Somalia Monday suspended its visa on arrival policy for Kenyan citizens citing the Covid-19 pandemic but escalating diplomatic tension with Nairobi.

Relations between Kenya and her eastern neighbour have been frosty over a maritime boundary whose contested geometrical progression from the hinterland could have either country lose or gain oil-rich Indian continental shelf.

Kenyans travelling into Somalia will have to obtain a visa from Somali embassies, the country’s Directorate of Immigration and Nationalisation said in a statement.

Kenyan diplomatic passport holders will have to get clearance from the Ministry of Foreign Affairs, Mogadishu added.
The directive takes effect from Sunday, December 13, 2020.

This, the directorate said, is “in line with the federal government’s policy of ensuring security, improving migration management and reducing the risk of Covid-19 infection.”

“Any traveller with Kenyan passport that does not adhere to the above policy will be denied entry,” added the terse notice.
The visa suspension follows last week’s decision by Somalia to expel Kenya’s ambassador and recall hers from Nairobi over “continuous” interference in its internal affairs.

Mogadishu held that Nairobi is meddling in its upcoming elections by putting pressure on the regional president of Jubaland, Ahmed Mohamed Islaam Madobe, to walk back on a poll agreement brokered two months ago.

Madobe — a dissident leader of the semi-autonomous state — enjoys a close relationship with Nairobi, something President Mohamed Abdullahi — popularly known as Farmajo — is bitterly opposed to.

Kenya has denied any wrongdoing and dismissed the claims as “unsubstantiated allegations”.

“Somalia expresses its regrets in the government of Kenya’s overt and blatant interferences in the internal and political affairs of the Federal Republic of Somalia which has the potential to be a hindrance to the stability, security and development of the entire region,” Somali Foreign Affairs Permanent Secretary Amb.

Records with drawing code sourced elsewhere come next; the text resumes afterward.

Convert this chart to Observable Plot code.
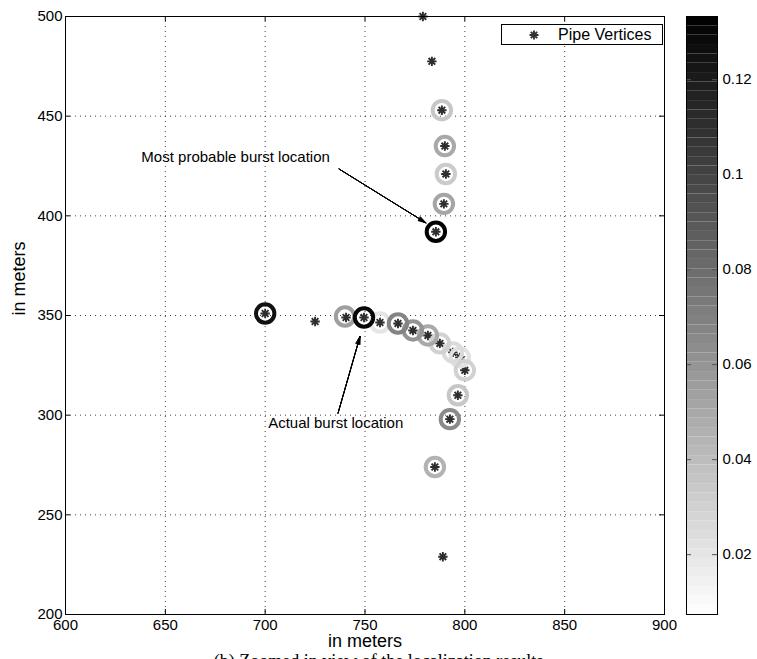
<!DOCTYPE html>
<html>
<head>
<meta charset="utf-8">
<script src="https://cdn.jsdelivr.net/npm/d3@7"></script>
<script src="https://cdn.jsdelivr.net/npm/@observablehq/plot@0.6"></script>
<style>
  html, body { margin: 0; padding: 0; background: #fff; }
  #wrap { position: relative; width: 757px; height: 659px; overflow: hidden; background: #fff;
          font-family: "Liberation Sans", Arial, sans-serif; }
  #main { position: absolute; left: 0; top: 0; }
  #cbar { position: absolute; left: 686px; top: 0; }
  #legend { position: absolute; left: 501px; top: 24px; width: 160px; height: 19px;
            border: 1px solid #000; background: #fff; font-size: 16px; line-height: 19px; }
  #legend svg { position: absolute; left: 26px; top: 4px; }
  #legend span { position: absolute; left: 56px; top: 0; }
  #caption { position: absolute; left: 0; top: 652px; width: 757px; text-align: center;
             font-family: "Liberation Serif", "Times New Roman", serif; font-size: 18px; line-height: 18px; white-space: nowrap; }
</style>
</head>
<body>
<div id="wrap">
  <div id="main"></div>
  <div id="cbar"></div>
  <div id="legend"><svg width="12" height="12" viewBox="-6 -6 12 12"><path d="M-4.5,0L4.5,0M0,-4.5L0,4.5M-3.2,-3.2L3.2,3.2M-3.2,3.2L3.2,-3.2" stroke="#333" stroke-width="1.9" fill="none"/></svg><span>Pipe Vertices</span></div>
  <div id="caption">(b) Zoomed in view of the localization results</div>
</div>
<script>
// ---- axes ----
const xDomain = [600, 900];
const yDomain = [200, 500];
const xTicks = [600, 650, 700, 750, 800, 850, 900];
const yTicks = [200, 250, 300, 350, 400, 450, 500];
const xGrid = [650, 700, 750, 800, 850];
const yGrid = [250, 300, 350, 400, 450];
const xLabel = "in meters";
const yLabel = "in meters";

// ---- colour bar ----
const cMin = 0.0074, cMax = 0.1333;
const cTicks = [0.02, 0.04, 0.06, 0.08, 0.1, 0.12];
const cLevels = 64;

// ---- pipe vertices (asterisks) ----
const vertexX = [779, 783.5, 788.5, 790, 790.5, 789.5, 785.5, 700, 725, 740.5, 749.5, 757.5, 766.5, 774, 781.5, 787.5, 794, 797.5, 800, 796.5, 792.5, 785, 789];
const vertexY = [500, 477.5, 453, 435, 421, 406, 392, 351, 347, 349, 349, 346.5, 346, 342.5, 340, 336, 331.5, 329, 322.5, 310, 298, 274, 229];

// ---- burst probability circles ----
const circleX = [788.5, 790, 790.5, 789.5, 785.5, 700, 740, 749.5, 757.5, 766.5, 774, 781.5, 787.5, 794, 797.5, 800, 796.5, 792.5, 785];
const circleY = [453, 435, 421, 406, 392, 351, 349.5, 349, 346.5, 346, 342.5, 340, 336, 331.5, 329, 322.5, 310, 298, 274];
const circleP = [0.035, 0.05, 0.033, 0.052, 0.133, 0.125, 0.055, 0.13, 0.02, 0.068, 0.06, 0.05, 0.03, 0.025, 0.022, 0.03, 0.035, 0.065, 0.045];

// ---- annotations ----
const annoText = ["Most probable burst location", "Actual burst location"];
const annoX = [638, 701.5];
const annoY = [429.5, 296];
const arrowX1 = [737, 736.5];
const arrowY1 = [423.5, 301];
const arrowX2 = [780.5, 747.5];
const arrowY2 = [396.5, 339.5];

const vertices = vertexX.map((x, i) => ({x, y: vertexY[i]}));
const circles = circleX.map((x, i) => ({x, y: circleY[i], p: circleP[i]})).sort((a, b) => a.p - b.p);
const annos = annoText.map((t, i) => ({t, x: annoX[i], y: annoY[i]}));
const arrows = arrowX1.map((x1, i) => ({x1, y1: arrowY1[i], x2: arrowX2[i], y2: arrowY2[i]}));

const asterisk = {
  draw(ctx, size) {
    const r = Math.sqrt(size / Math.PI), d = r * Math.SQRT1_2;
    ctx.moveTo(-r, 0); ctx.lineTo(r, 0);
    ctx.moveTo(0, -r); ctx.lineTo(0, r);
    ctx.moveTo(-d, -d); ctx.lineTo(d, d);
    ctx.moveTo(-d, d); ctx.lineTo(d, -d);
  }
};

const colorScale = {type: "linear", domain: [cMin, cMax], range: ["#ffffff", "#000000"]};
const font = {fontFamily: "Liberation Sans, Arial, sans-serif", fontSize: "15px", color: "#000", background: "transparent", overflow: "visible"};

const H = 659, mT = 16, mB = 45;
const plotH = H - mT - mB;
const mainW = 686, mL = 65, mR = 22;
const plotW = mainW - mL - mR;
const tickLen = 5;

const headAngles = [8, 16, 24, 32];

const main = Plot.plot({
  width: mainW, height: H,
  marginLeft: mL, marginRight: mR, marginTop: mT, marginBottom: mB,
  style: font,
  x: {domain: xDomain, axis: null},
  y: {domain: yDomain, axis: null},
  color: colorScale,
  marks: [
    Plot.gridX(xGrid, {stroke: "#000", strokeOpacity: 0.75, strokeDasharray: "1,4"}),
    Plot.gridY(yGrid, {stroke: "#000", strokeOpacity: 0.75, strokeDasharray: "1,4"}),
    Plot.tickX(xTicks, {insetTop: plotH - tickLen, stroke: "#000"}),
    Plot.tickX(xTicks, {insetBottom: plotH - tickLen, stroke: "#000"}),
    Plot.tickY(yTicks, {insetRight: plotW - tickLen, stroke: "#000"}),
    Plot.tickY(yTicks, {insetLeft: plotW - tickLen, stroke: "#000"}),
    Plot.axisX(xTicks, {tickSize: 0, tickPadding: 5, label: null, fontSize: 15}),
    Plot.axisY(yTicks, {tickSize: 0, tickPadding: 3, label: null, fontSize: 15}),
    Plot.text([xLabel], {frameAnchor: "bottom", dy: 32, text: d => d, fontSize: 18}),
    Plot.text([yLabel], {frameAnchor: "left", dx: -46, rotate: -90, text: d => d, fontSize: 18}),
    Plot.dot(vertices, {x: "x", y: "y", symbol: asterisk, r: 4.7, stroke: "#2e2e2e", strokeWidth: 1.9, fill: "none"}),
    Plot.dot(circles, {x: "x", y: "y", r: 9.2, stroke: "p", strokeWidth: 4, fill: "none"}),
    ...headAngles.map(a => Plot.arrow(arrows, {x1: "x1", y1: "y1", x2: "x2", y2: "y2", stroke: "#000", strokeWidth: 1, headLength: 12, headAngle: a})),
    Plot.text(annos, {x: "x", y: "y", text: "t", textAnchor: "start", fontSize: 15, fill: "#000"}),
    Plot.frame({stroke: "#000"})
  ]
});
document.getElementById("main").appendChild(main);

// colour bar
const levels = d3.range(cLevels).map(i => ({
  y1: cMin + (cMax - cMin) * i / cLevels,
  y2: cMin + (cMax - cMin) * (i + 1) / cLevels
}));
const cbW = 71, cbMR = 40;
const cbPlotW = cbW - cbMR;
const cbar = Plot.plot({
  width: cbW, height: H,
  marginLeft: 0, marginRight: cbMR, marginTop: mT, marginBottom: mB,
  style: font,
  x: {domain: [0, 1], axis: null},
  y: {domain: [cMin, cMax], axis: null},
  color: colorScale,
  marks: [
    Plot.rect(levels, {x1: 0, x2: 1, y1: "y1", y2: "y2", fill: d => (d.y1 + d.y2) / 2}),
    Plot.tickY(cTicks, {insetRight: cbPlotW - tickLen, stroke: "#555"}),
    Plot.tickY(cTicks, {insetLeft: cbPlotW - tickLen, stroke: "#555"}),
    Plot.axisY(cTicks, {anchor: "right", tickSize: 0, tickPadding: 5, label: null, fontSize: 15, tickFormat: d => String(d)}),
    Plot.frame({stroke: "#000"})
  ]
});
document.getElementById("cbar").appendChild(cbar);
</script>
</body>
</html>
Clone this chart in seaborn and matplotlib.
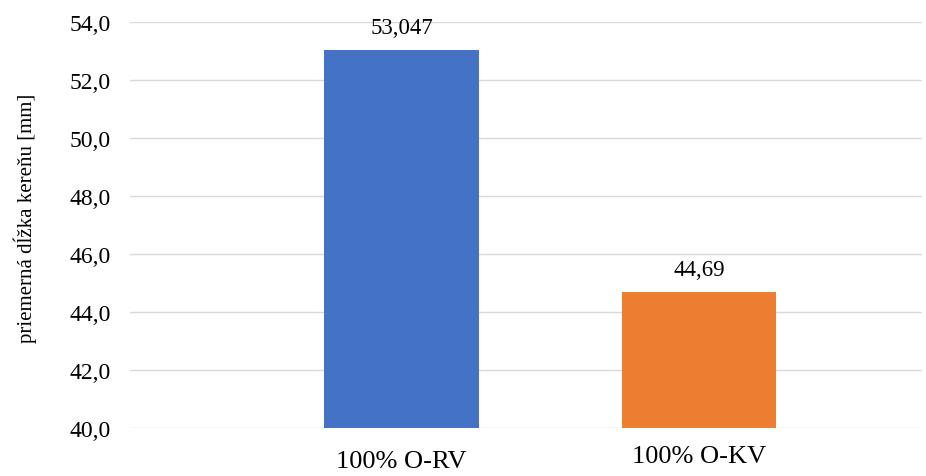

Mohamed Ali-Nur Haji said on Sunday.

“This action is reportedly based on unsubstantiated allegations, namely, ‘continued interference in the internal affairs of Somalia’,’ he added.

In a rejoinder, Kenya said it “respects and upholds the cardinal international principles of self-determination, sovereignty, political independence, and territorial integrity of all countries, and in particular those in Africa.”

It added that “It is incumbent that all political actors in Somalia to stay true to their political commitments, avoid distracting actions, but rather engage constructively to ensure timely implementation of the elections calendar”.

It was the second time within two years that the two neighbours were recalling their envoys.

In February 2019, Kenya recalled her ambassador Maj. Gen (Rtd) Lucas Tumbo after Mogadishu auctioned the contested oil and gas exploration blocks. Ties were restored in November last year.

In mid-March this year, Somalia suspended khat trading as part of measures to the contain spread of Covid-19 thus starving Kenya of nearly Sh16 million daily revenue from the export of the stimulant.

The maritime dispute is before the International Court of Justice (ICJ).